Before the exile of the children of Israel, God endured them until they would give their ear to Him no more (See Nehemiah 9:30). Before the destruction of Jerusalem, the Lord had tried again and again to gather the Jews under His protection, but they would not; then the Lord said, “Behold, your house [temple] is left unto you desolate” (Matthew 23:38). Even now “the Lord is not slack concerning His promise... but is long-suffering to usward, not willing that any should perish, but that all should come to repentance” (2 Peter 3:9). When His children are in misery, He is grieved (Judges 10:16); in all their afflictions, He is afflicted (Isaiah 63:9). In other words, each time His own are suffering, the Lord suffers also, and He suffers even more than they do!

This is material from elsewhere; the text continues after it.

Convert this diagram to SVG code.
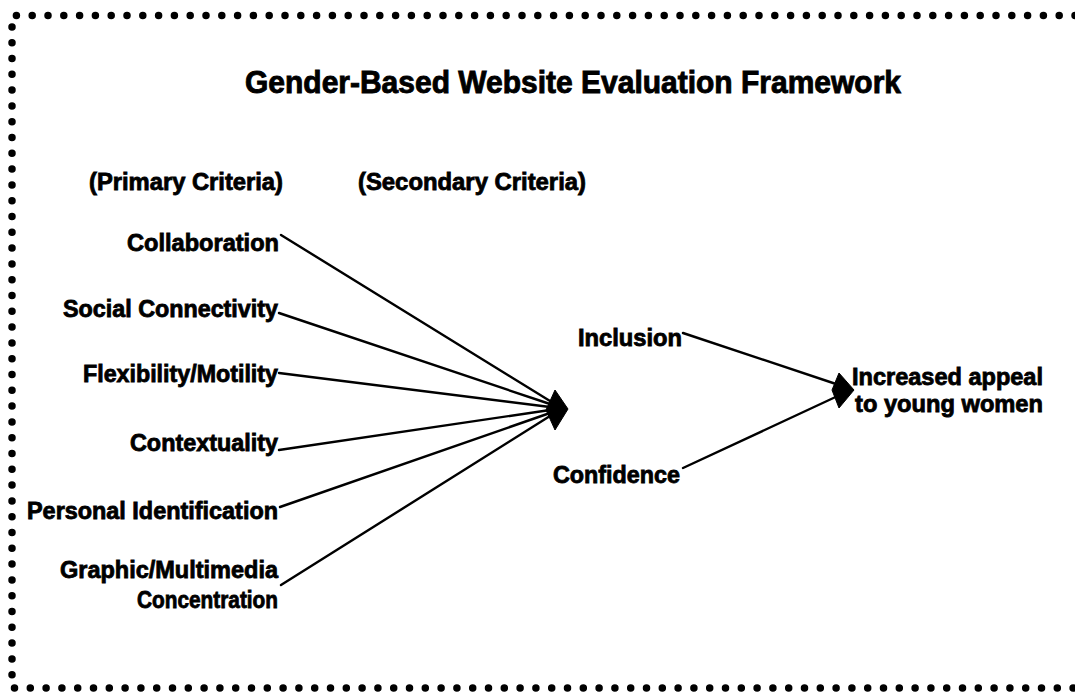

When He heard the sound of the trumpet and the alarm of war approaching Judah, His heart was broken. He said, “My bowels, my bowels! I am pained at my very heart...” (Jeremiah 4:19). And in response to Cain’s appeal, “that every one that finds me shall slay me,” He set a mark upon him for his protection. In summary, Cain was disobedient to God’s institution by bringing an improper sacrifice to Him; he envied and resented his brother; he rejected God’s offer of reconciliation; he committed premeditated murder; he lied to God; and he affronted God’s justice. As a result he was both banished from the presence of Yahweh and rejected by the earth. Yet God would grant him a protecting mark to guard him. No 2 wonder one of the distant revelations says, “But You are a God ready to pardon, gracious and merciful, slow to anger, and of great kindness, and forsook them not” (Nehemiah 9:17).